Tylko w czerwcu cieszyńscy strażnicy miejscy przyjęli 45 zgłoszeń dotyczących rannych zwierząt. Od początku roku odebrali już 241 takich zgłoszeń.

- Duża część z nich dotyczyła bezpańskich psów, które trafiały do schroniska. Poza tym strażnicy interweniowali wobec rannych dzikich zwierząt m.in. saren, bobrów, jeży, kotów. Wśród nich były również ptaki takie jak m.in. kosy, gołębie, łabędzie, jastrzębie. Niektóre z nich trafiły pod opiekę do Leśnego Pogotowia w Mikołowie - mówią strażnicy.
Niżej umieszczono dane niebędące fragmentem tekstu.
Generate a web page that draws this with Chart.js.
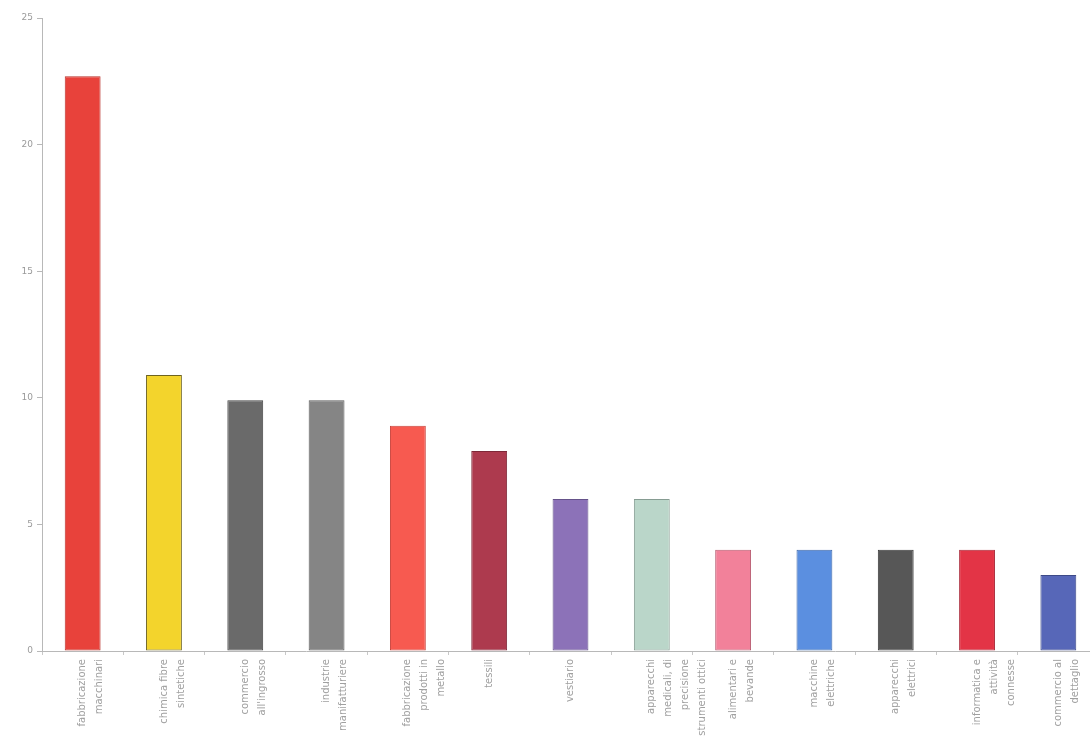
<!DOCTYPE html>
<html lang="it">
<head>
  <meta charset="UTF-8" />
  <title>Settori</title>
  <script src="https://cdn.jsdelivr.net/npm/chart.js"></script>
  <style>
    html, body { margin: 0; padding: 0; background: #fff; overflow: hidden; }
    #wrap { position: relative; width: 1100px; height: 747px; }
  </style>
</head>
<body>
  <div id="wrap"><canvas id="chart" width="1100" height="747"></canvas></div>

  <script>
    // sector labels (split into lines as in the original)
    const sectors = [
      ['fabbricazione', 'macchinari'],
      ['chimica fibre', 'sintetiche'],
      ['commercio', "all'ingrosso"],
      ['industrie', 'manifatturiere'],
      ['fabbricazione', 'prodotti in', 'metallo'],
      ['tessili'],
      ['vestiario'],
      ['apparecchi', 'medicali, di', 'precisione', 'strumenti ottici'],
      ['alimentari e', 'bevande'],
      ['macchine', 'elettriche'],
      ['apparecchi', 'elettrici'],
      ['informatica e', 'attività', 'connesse'],
      ['commercio al', 'dettaglio']
    ];
    const values = [22.7, 10.9, 9.9, 9.9, 8.9, 7.9, 6.0, 6.0, 4.0, 4.0, 4.0, 4.0, 3.0];
    const fills = ['#e8423b', '#f3d42c', '#6a6a6a', '#858585', '#f75a50', '#ad3a4e', '#8c72b8',
                   '#bad6c9', '#f2819a', '#5b8fe0', '#575757', '#e33446', '#5767b8'];
    const edges = ['#b8302a', '#6e6420', '#444444', '#5c5c5c', '#c8443c', '#7e2838', '#65528a',
                   '#869c92', '#b85e72', '#3f68a8', '#383838', '#a82434', '#3d4a88'];
    const yTicks = [0, 5, 10, 15, 20, 25];

    new Chart(document.getElementById('chart').getContext('2d'), {
      type: 'bar',
      data: {
        labels: sectors,
        datasets: [{
          data: values,
          backgroundColor: fills,
          borderColor: edges,
          borderWidth: 1,
          borderSkipped: false,
          categoryPercentage: 0.9,
          barPercentage: 0.49
        }]
      },
      options: {
        responsive: false,
        animation: false,
        layout: { padding: { top: 18, right: 1, left: 0, bottom: 0 } },
        plugins: { legend: { display: false }, tooltip: { enabled: false } },
        scales: {
          x: {
            grid: { display: true, drawOnChartArea: false, tickLength: 4, color: '#c8c8c8' },
            border: { color: '#b8b8b8' },
            ticks: {
              autoSkip: false,
              minRotation: 90,
              maxRotation: 90,
              color: '#a0a0a0',
              font: { family: 'DejaVu Sans', size: 10, lineHeight: 1.7 },
              padding: 4
            },
            afterFit: s => { s.height = 96; }
          },
          y: {
            min: 0,
            max: 25,
            afterBuildTicks: s => { s.ticks = yTicks.map(v => ({ value: v })); },
            grid: { display: true, drawOnChartArea: false, tickLength: 5, color: '#b8b8b8' },
            border: { color: '#b8b8b8' },
            ticks: { color: '#9a9a9a', font: { family: 'DejaVu Sans', size: 9 }, padding: 4 },
            afterFit: s => { s.width = 42; }
          }
        }
      }
    });
  </script>
</body>
</html>
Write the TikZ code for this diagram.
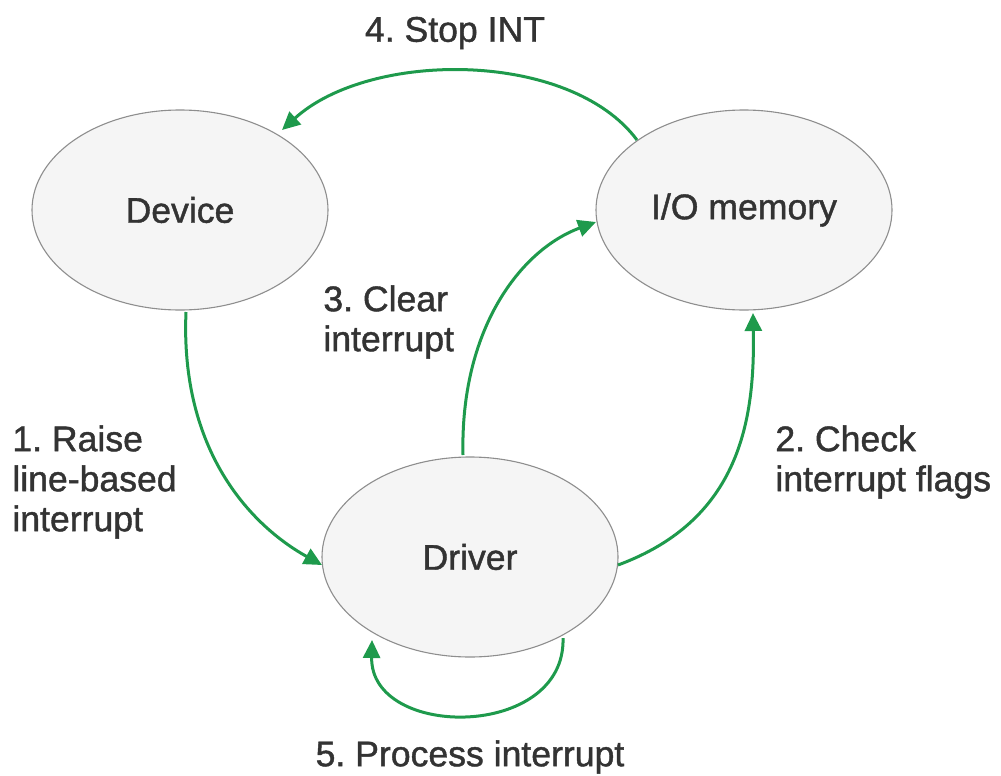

Co robić z rannymi zwierzętami?

Jak zaznaczają strażnicy miejscy - nie trudno spotkać ranne zwierzę w mieście. O tym przekonują się niemal każdego dnia kiedy przyjeżdżając na interwencje zastają ranne zwierzęta wymagające pilnej pomocy.

Jeśli spotykacie na swojej drodze ranne zwierzę - skorzystajcie z numeru alarmowego 986 do Straży Miejskiej ale także oznaczcie miejsce zdarzenia i zadbajcie o swoje bezpieczeństwo.